Сплав бюргерских и рыцарских элементов у Альберти, разумеется, совершился иначе, чем сплав буржуазных элементов с дворянскими в Англии или Франции конца XIX века. В его роду, как мы помним, были крупные феодальные сеньоры, которые примирились со своим поражением и вошли в ряды победившего бюргерства, сочетая его хозяйственные таланты с собственными традициями. Характерный для итальянского Возрождения сплав рыцарства и мещанства отличается специфическими чертами. Города ожесточенно боролись друг с другом, и купец должен был хорошо держаться в седле. Альберти, по рассказам, в совершенстве владел искусством верховой езды, а в трактате «О семье» он требует, чтобы мужчина защищал жену, дом и отечество «потом и кровью» (с. 132).
Ничего «мещанского» нет и в чрезвычайно характерном для Альберти стремлении к славе и личному отличию. Эта черта считается обычно проявлением буйного индивидуализма Возрождения, который историки объясняют потребностью раскрепощения личности от запретов и ограничений средневековья. Джордано Бруно считал стремление к славе единственным действенным стимулом, заставляющим совершать героические поступки[494]
. Такие выражения, как buona fama, buon nome, gloria, onore, riputazione[495], такие высказывания, как «быть почитаемым — прекраснейшая вещь на свете», «слава — святое дело», — все это совершенно обычно в трактате Альберти. Тут приходит на ум рыцарское честолюбие воинов «Илиады», которая вся посвящена изображению того, как отличился тот или иной герой. Конечно, отличие достигается у Гомера и у Альберти благодаря различным достоинствам. У Гомера это происхождение, личная заслуга и богатство, позволяющее проявлять щедрость. У Альберти — прежде всего два последних достоинства; однако личная заслуга лишь в виде исключения понимается как воинский подвиг, щедрость проявляется не за счет военной добычи, но благодаря состоянию, которое накоплено«Мещанской» установке всегда вменялось в вину равнодушие к прекрасному, что сказывалось и на «мещанской» морали. Между тем Альберти на все смотрит с эстетической точки зрения. Художнику он отводит самое высокое место в обществе. Гнев, чревоугодие, разврат для него прежде всего безобразны. Человеческое тело прекрасно, и его вполне допустимо изображать обнаженным, что, как подчеркивают некоторые авторы, было неприемлемо не только для священника, но и для феодала, для которого нагота была
В отличие от этики, которую будет впоследствии проповедовать пуританизм, добродетель для Альберти — нечто радостное и очаровательное (la virtù и tutta lieta e graziosa). Радостной должна быть и повседневная жизнь. Зомбарт превращает Альберти в завистника, который отыгрывается на владетельных господах. Альберти их действительно очень не любил, но у него не чувствуется каких-либо комплексов, вызываемых завистью или обидой. Напрасно Зомбарт пытается приписать ему комплекс бастарда. Яда у Альберти мы не найдем. Это человек без острых углов, советующий, как помним, мягко обращаться с младшими и с зависимыми людьми, призывающий не подавлять, но исправлять ближних. Это вполне естественно у человека, наделенного столькими достоинствами, такой красотой и талантами, человека, которому удалось прожить жизнь согласно собственным наставлениям и завоевать gloria в такой степени, о которой мечтал.

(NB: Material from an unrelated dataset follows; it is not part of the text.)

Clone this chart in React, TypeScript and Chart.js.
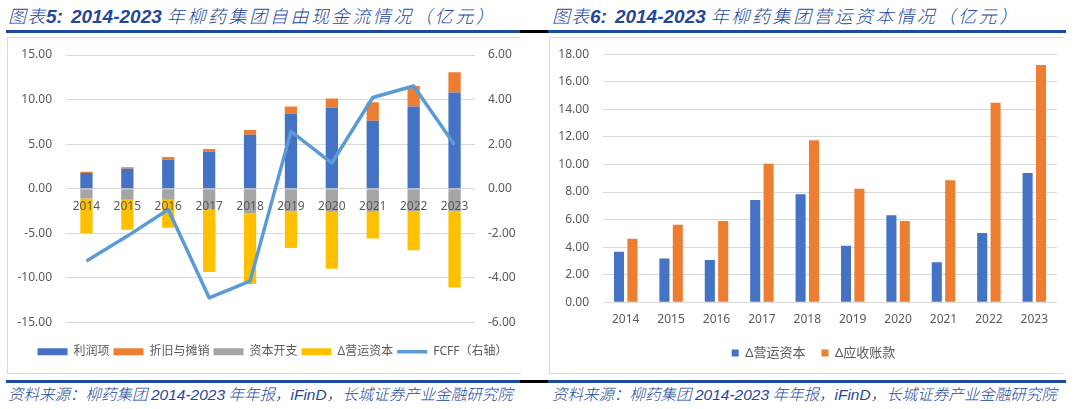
import React, { useRef, useEffect } from 'react';
import { Chart, registerables, Plugin } from 'chart.js';

// Register all Chart.js components
Chart.register(...registerables);

// ---- data (亿元) ----
const years = ['2014', '2015', '2016', '2017', '2018', '2019', '2020', '2021', '2022', '2023'];

// 图表5: 自由现金流
const profitItem = [1.76, 2.24, 3.28, 4.18, 6.05, 8.4, 9.07, 7.61, 9.22, 10.79];
const deprAmort = [0.14, 0.15, 0.27, 0.26, 0.52, 0.82, 1.04, 2.09, 2.31, 2.27];
const capex = [-1.1, -1.25, -1.25, -2.3, -2.75, -2.55, -2.6, -2.6, -2.55, -2.55];
const workingCapChange = [-3.9, -3.35, -3.15, -7.05, -7.95, -4.1, -6.4, -3.0, -4.35, -8.55];
const fcff = [-3.25, -2.13, -0.94, -4.9, -4.15, 2.57, 1.15, 4.09, 4.61, 1.97];

// 图表6: 营运资本
const wcDelta = [3.67, 3.17, 3.07, 7.42, 7.84, 4.11, 6.31, 2.9, 5.03, 9.38];
const arDelta = [4.62, 5.63, 5.9, 10.06, 11.76, 8.24, 5.9, 8.85, 14.49, 17.22];

const FONT = '"Noto Sans", "Noto Sans CJK SC", sans-serif';
const CJK = '"Noto Sans CJK SC", "Noto Sans", sans-serif';
const LATIN = '"Liberation Sans", Arial, sans-serif';
const TEXT = '#595959';
const GRID = '#d9d9d9';
const INK = '#24479a';
const RULE = '#1c4a9e';
const NONE = 'rgba(0,0,0,0)';

const two = (v: number | string) => Number(v).toFixed(2);
const tickFont = { family: FONT, size: 12 };

// invisible tick marks keep the labels off the plot without adding top padding
const valueGrid = (gap: number, onArea: boolean) => ({
  color: GRID,
  drawOnChartArea: onArea,
  drawTicks: true,
  tickLength: gap,
  tickColor: NONE,
});

// Excel centres the legend a little right of the canvas centre
const nudgeLegend = (dx: number): Plugin => ({
  id: 'nudgeLegend',
  afterLayout(chart) {
    const legend = (chart as any).legend;
    if (legend) {
      legend.left += dx;
      legend.right += dx;
    }
  },
});

const FcffChart: React.FC = () => {
  const canvasRef = useRef<HTMLCanvasElement | null>(null);

  useEffect(() => {
    if (!canvasRef.current) return;
    const chart = new Chart(canvasRef.current, {
      type: 'bar',
      data: {
        labels: years,
        datasets: [
          { label: '利润项', data: profitItem, backgroundColor: '#4472C4', order: 1 },
          { label: '折旧与摊销', data: deprAmort, backgroundColor: '#ED7D31', order: 1 },
          { label: '资本开支', data: capex, backgroundColor: '#A5A5A5', order: 1 },
          { label: 'Δ营运资本', data: workingCapChange, backgroundColor: '#FFC000', order: 1 },
          {
            type: 'line',
            label: 'FCFF（右轴）',
            data: fcff,
            yAxisID: 'y1',
            borderColor: '#5B9BD5',
            backgroundColor: '#5B9BD5',
            borderWidth: 3.5,
            pointRadius: 0,
            tension: 0,
            borderJoinStyle: 'round',
            order: 0,
          } as any,
        ],
      },
      options: {
        responsive: false,
        animation: false,
        datasets: { bar: { barPercentage: 0.3, categoryPercentage: 1 } },
        layout: { padding: { top: 17, bottom: 5.3, left: 0, right: 0 } },
        plugins: {
          tooltip: { enabled: false },
          legend: {
            position: 'bottom',
            labels: {
              usePointStyle: true,
              pointStyleWidth: 30,
              boxWidth: 30,
              boxHeight: 7,
              padding: 4,
              color: TEXT,
              font: tickFont,
              sort: (a, b) => (a.datasetIndex ?? 0) - (b.datasetIndex ?? 0),
              generateLabels: (c) =>
                Chart.defaults.plugins.legend.labels.generateLabels(c).map((item) => ({
                  ...item,
                  pointStyle: item.datasetIndex === 4 ? 'line' : 'rect',
                  lineWidth: item.datasetIndex === 4 ? 3.5 : 0,
                })),
            },
          },
        },
        scales: {
          x: {
            position: { y: 0 } as any,
            stacked: true,
            grid: { display: false, drawTicks: false },
            border: { display: false },
            ticks: { padding: 10.5, z: 1, color: TEXT, font: tickFont },
          },
          // empty axis that only keeps the legend clear of the plot
          gap: {
            type: 'category',
            position: 'bottom',
            grid: { display: false, drawTicks: false },
            border: { display: false },
            ticks: { display: false },
            afterFit: (s) => { s.height = 19.4; },
          },
          y: {
            position: 'left',
            stacked: true,
            min: -15,
            max: 15,
            ticks: { stepSize: 5, padding: 0, color: TEXT, font: tickFont, callback: (v) => two(v) },
            grid: valueGrid(14, true),
            border: { display: false },
            afterFit: (s) => { s.width = 58; },
          },
          y1: {
            position: 'right',
            min: -6,
            max: 6,
            ticks: { stepSize: 2, padding: 0, color: TEXT, font: tickFont, callback: (v) => two(v) },
            grid: valueGrid(13, false),
            border: { display: false },
            afterFit: (s) => { s.width = 44; },
          },
        },
      },
      plugins: [nudgeLegend(9)],
    });
    return () => chart.destroy();
  }, []);

  return <canvas ref={canvasRef} width={511} height={335} />;
};

const WorkingCapChart: React.FC = () => {
  const canvasRef = useRef<HTMLCanvasElement | null>(null);

  useEffect(() => {
    if (!canvasRef.current) return;
    const chart = new Chart(canvasRef.current, {
      type: 'bar',
      data: {
        labels: years,
        datasets: [
          { label: 'Δ营运资本', data: wcDelta, backgroundColor: '#4472C4' },
          { label: 'Δ应收账款', data: arDelta, backgroundColor: '#ED7D31' },
        ],
      },
      options: {
        responsive: false,
        animation: false,
        datasets: { bar: { barPercentage: 0.75, categoryPercentage: 0.59 } },
        layout: { padding: { top: 16.3, bottom: 3.5, left: 0, right: 4 } },
        plugins: {
          tooltip: { enabled: false },
          legend: {
            position: 'bottom',
            labels: {
              usePointStyle: true,
              pointStyle: 'rect',
              pointStyleWidth: 7,
              boxWidth: 7,
              boxHeight: 7,
              padding: 16,
              color: TEXT,
              font: { family: FONT, size: 13 },
            },
          },
        },
        scales: {
          x: {
            grid: { display: false, drawTicks: false },
            border: { display: false },
            ticks: { padding: 10.5, color: TEXT, font: tickFont },
            afterFit: (s) => { s.height = 28.2; },
          },
          y: {
            min: 0,
            max: 18,
            ticks: { stepSize: 2, padding: 0, color: TEXT, font: tickFont, callback: (v) => two(v) },
            grid: valueGrid(14, true),
            border: { display: false },
            afterFit: (s) => { s.width = 53; },
          },
        },
      },
      plugins: [nudgeLegend(10)],
    });
    return () => chart.destroy();
  }, []);

  return <canvas ref={canvasRef} width={511} height={335} />;
};

const Heading: React.FC<{ left: number; no: string; topic: string }> = ({ left, no, topic }) => (
  <div
    style={{
      position: 'absolute',
      left,
      top: 3,
      fontFamily: CJK,
      fontStyle: 'italic',
      fontWeight: 300,
      fontSize: 18,
      lineHeight: '24px',
      color: INK,
      whiteSpace: 'nowrap',
    }}
  >
    <span style={{ letterSpacing: 1 }}>图表</span>
    <span style={{ fontFamily: LATIN, fontWeight: 700, fontSize: 19 }}>{no}:</span>
    <span style={{ fontFamily: LATIN, fontWeight: 700, fontSize: 19, marginLeft: 8 }}>2014-2023</span>
    <span style={{ letterSpacing: 2.6, marginLeft: 5 }}>{topic}</span>
  </div>
);

const Source: React.FC<{ left: number }> = ({ left }) => (
  <div
    style={{
      position: 'absolute',
      left,
      top: 383,
      fontFamily: CJK,
      fontStyle: 'italic',
      fontWeight: 300,
      fontSize: 15.5,
      lineHeight: '20px',
      color: INK,
      whiteSpace: 'nowrap',
    }}
  >
    资料来源：柳药集团 <span style={{ fontFamily: LATIN, fontWeight: 400 }}>2014-2023</span> 年年报，
    <span style={{ fontFamily: LATIN, fontWeight: 400 }}>iFinD</span>，长城证券产业金融研究院
  </div>
);

const Rule: React.FC<{ top: number }> = ({ top }) => (
  <>
    <div style={{ position: 'absolute', left: 6, top, width: 514, height: 3, background: RULE }} />
    <div style={{ position: 'absolute', left: 520, top, width: 28, height: 3, background: '#000' }} />
    <div style={{ position: 'absolute', left: 548, top, width: 518, height: 3, background: RULE }} />
  </>
);

const boxStyle = (left: number): React.CSSProperties => ({
  position: 'absolute',
  left,
  top: 37,
  width: 513,
  height: 335,
  borderLeft: `1px solid ${GRID}`,
  borderTop: `1px solid ${GRID}`,
  borderBottom: `1px solid ${GRID}`,
});

const App: React.FC = () => (
  <div style={{ position: 'fixed', left: 0, top: 0, width: 1077, height: 409, background: '#fff', overflow: 'hidden' }}>
    <Heading left={8} no="5" topic="年柳药集团自由现金流情况（亿元）" />
    <Heading left={552} no="6" topic="年柳药集团营运资本情况（亿元）" />
    <Rule top={30} />

    <div style={boxStyle(7)}>
      <FcffChart />
    </div>
    <div style={boxStyle(549)}>
      <WorkingCapChart />
    </div>

    <Rule top={380} />
    <Source left={8} />
    <Source left={552} />
  </div>
);

export default App;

Франклин воспитывался на Ветхом завете. Манчини, издатель Альберти, только в двух его сочинениях обнаружил ссылки на 31 греческого автора и 50 латинских. Поэтому мы то и дело встречаем у него следы античности, особенно поздней. У древних Альберти заимствовал различные мотивы, которые не всегда составляют гармоничное целое с его поучениями. Забота о состоятельности семьи сочетается у него с меланхолическими рассуждениями в манере стоиков о том, что богатство и власть от нас не зависят (с. 81), хотя вообще трактат «О семье» в этом отношении проникнут оптимизмом. Трудно требовать полного единства воззрений от человека, так кровно связанного со своей эпохой и в то же время так много позаимствовавшего из всевозможных источников прежних эпох; и мы не намерены конструировать такое единство при помощи всяческих интерпретаций, как это принято у историков культуры, которые, натолкнувшись у какого-нибудь писателя или в какой-нибудь культуре на элементы, выпадающие из целого, либо пытаются истолковать их так, чтобы они «подошли», либо объявляют их чужеродным наслоением. В основе процедур подобного рода лежит убеждение, что культура, изображенная правильно, должна оказаться гармоничной, а человек — последовательным. Это убеждение — несомненно, ошибочное — прослеживается в самых различных исторических трудах.